The serving size is an arbitrary amount of the product, typically expressed in weight or volume. The servings per container number is simply calculated by dividing the net amount of product that particular container size holds, by the serving size amount.

The manufacturers essentially pull the serving size out of thin air — it's a theoretically amount someone might be served, but it often has no basis in reality. The labeled serving size is relevant however, because it pertains to the nutrition information that also appears on the label.

Therefore, when a product is high in calories, fat, sugar and/or salt, the manufacturers will specify an inordinately small serving size, to make it appear the product is less unhealthy than it really is. In reality, people may actually consume many multiples of those amounts.

If you wish to know the nutrition information of your own real-life servings, then you need to multiply it by the percentage of your serving amount, relative to the labeled serving size. For example: if your serving contains 12oz, but the labeled serving size is 4oz, then multiply the nutrition information by 3.

Regarding "what is a cup?" — although "cups" are commonly used measurement in recipes, it's really quite imprecise. For example, a cup of flour may vary in amount, depending on how tightly packed it is. It's much more accurate to measure by weight, that's why your serving size for 1/2 cup is accompanied by a weight of 124g. To calculate your own nutrition information, measure your actual serving amount by weight instead of volume.

You most certainly should not try to perceive healthy eating guidelines, or how often to consume the product, based on the manufacturer's chosen serving size. There are many other places to get good advice of how to structure a healthy and nutritious diet. The label on a box of pre-packaged, processed food is the last place I'd go.

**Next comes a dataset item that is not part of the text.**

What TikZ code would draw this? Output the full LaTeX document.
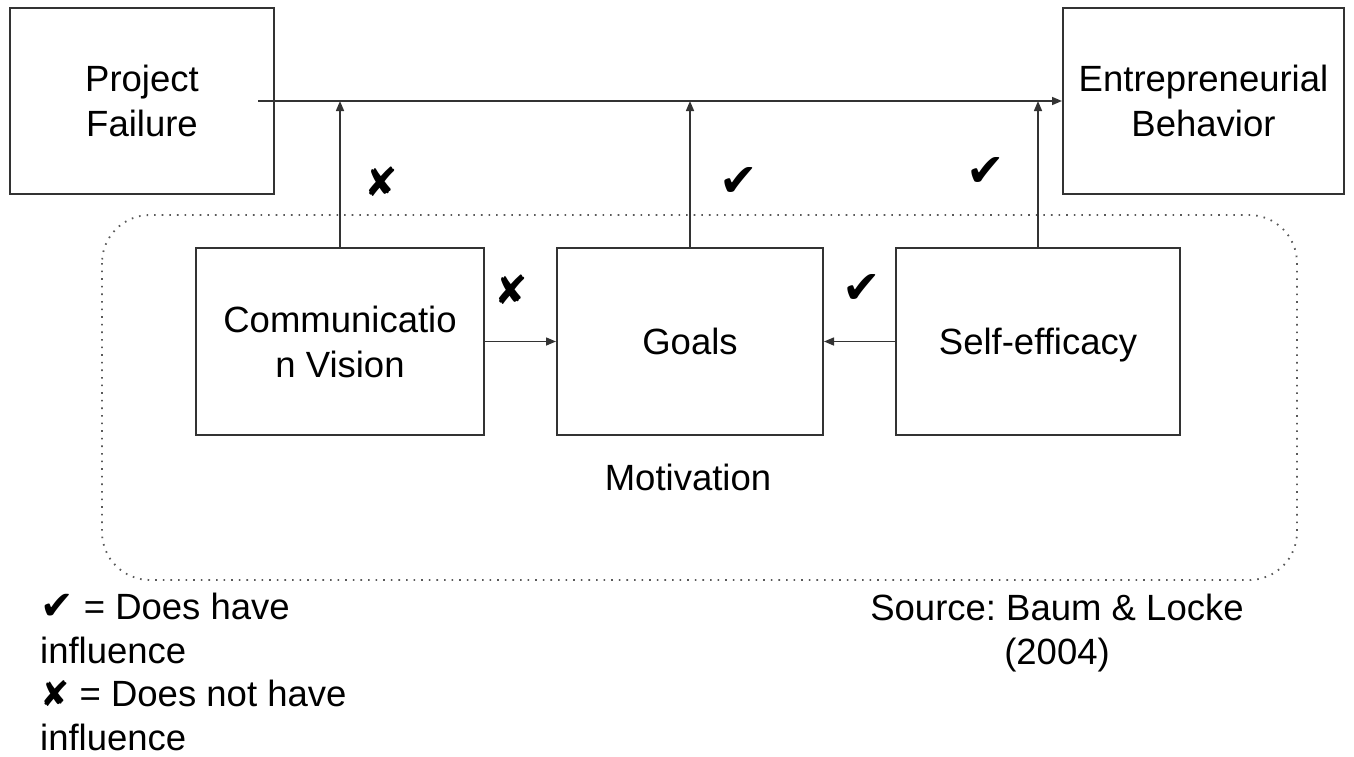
\documentclass[tikz,border=0pt]{standalone}
\usepackage{fontspec}
\setmainfont{Liberation Sans}
\newfontfamily\symfont{DejaVu Sans}
\usetikzlibrary{arrows.meta}
\frenchspacing
\tikzset{
  box/.style={draw=black!80, line width=2pt, inner sep=0pt, align=center,
    font=\fontsize{36.5}{45}\selectfont},
  oneline/.style={text height=26pt, text depth=0pt},
  link/.style={draw=black!80, line width=1.5pt, -{Triangle[length=10pt,width=8pt]}},
  tickmark/.style={font=\symfont\fontsize{46}{50}\selectfont, inner sep=0pt},
  crossmark/.style={font=\symfont\fontsize{40}{50}\selectfont, inner sep=0pt},
  plaintext/.style={font=\fontsize{36.5}{43.5}\selectfont, inner sep=0pt},
  groupbox/.style={draw=black!65, line width=1.8pt, dash pattern=on 1.6pt off 6pt, rounded corners=48pt}
}
\begin{document}
\begin{tikzpicture}[x=1pt,y=-1pt]
\useasboundingbox (0,0) rectangle (1354,756);
% motivation group
\draw[groupbox] (102,215) rectangle (1297,580);
\node[plaintext] (mot) at (688,477) {Motivation};
% boxes
\node[box, minimum width=264pt, minimum height=186pt] (pf) at (142,101) {Project\\Failure};
\node[box, minimum width=281pt, minimum height=186pt] (eb) at (1203.5,101) {Entrepreneurial\\Behavior};
\node[box, minimum width=288pt, minimum height=187pt] (cv) at (340,341.5) {Communicatio\\n Vision};
\node[box, oneline, minimum width=266pt, minimum height=187pt] (go) at (690,341.5) {Goals};
\node[box, oneline, minimum width=284pt, minimum height=187pt] (se) at (1038,341.5) {Self-efficacy};
% connectors
\coordinate (start) at (258,101);
\draw[link] (start) -- (eb.west);
\draw[link] (cv.north) -- (cv.north |- start);
\draw[link] (go.north) -- (go.north |- start);
\draw[link] (se.north) -- (se.north |- start);
\draw[link] (cv.east) -- (go.west);
\draw[link] (se.west) -- (go.east);
% marks
\node[crossmark] (m1) at (381,182) {✘};
\node[tickmark] (m2) at (739,182) {✔};
\node[tickmark] (m3) at (986,172) {✔};
\node[crossmark] (m4) at (511,290) {✘};
\node[tickmark] (m5) at (862,289) {✔};
% legend
\node[plaintext, anchor=north west, align=left] (legend) at (40,593)
  {{\symfont\fontsize{40}{40}\selectfont ✔} = Does have\\influence\\{\symfont\fontsize{35}{40}\selectfont ✘} = Does not have\\influence};
\node[plaintext, anchor=north, align=center] (src) at (1057,594) {Source: Baum \& Locke\\(2004)};
\end{tikzpicture}
\end{document}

  • They don't pull it entirely out of thin air - see the link in my answer. For example, I'm pretty sure you're not allowed to make an extremely fatty/sugary cereal then use a 1 teaspoon serving size. Manufacturers will certainly use things on the low end of what they can get away with, but it's not entirely unbounded.
    – Cascabel
    Dec 12, 2015 at 20:03
  • 1
    @Jefromi They "pull it out of thin air" in the sense that they don't do a survey of actual breakfast cereal eaters to find out how much people eat of the product in real life — it's a number that isn't based in reality. I agree with you, that they'll do what they can get away with. There's been some pushback recently by the FDA to come up with more realistic serving sizes, and the more egregious examples have received some bad publicity. So, yes, a 1 teaspoon serving size is something they couldn't get away with.
    – ElmerCat
    Dec 12, 2015 at 20:34
  • My point is that although the amount might well be unrealistic, it's also partially based in reality: it has to be sort of vaguely sort of reasonable. If it's too far from reality, they won't get away with it, and the FDA has laid out some notions of reality in that Reference amounts customarily consumed per eating occasion document.
    – Cascabel
    Dec 12, 2015 at 20:38
  • 2
    Most civilized countries force a nutrition label using standard sizes (for example, in Europe it is often 100g across all products). In USA it is hard to pass consumer protection regulations because of strong lobbying, so the FDA compromised on the "serving size" semantic that can and is abused by manufacturers, with but a token protest from FDA. The new regulations (goo.gl/EyH0hm) is better in that it clearly states that if manufacturer chooses BS serving size then they must also write some BS on why they chose the BS size - which is even worse protection than a slap on the wrist.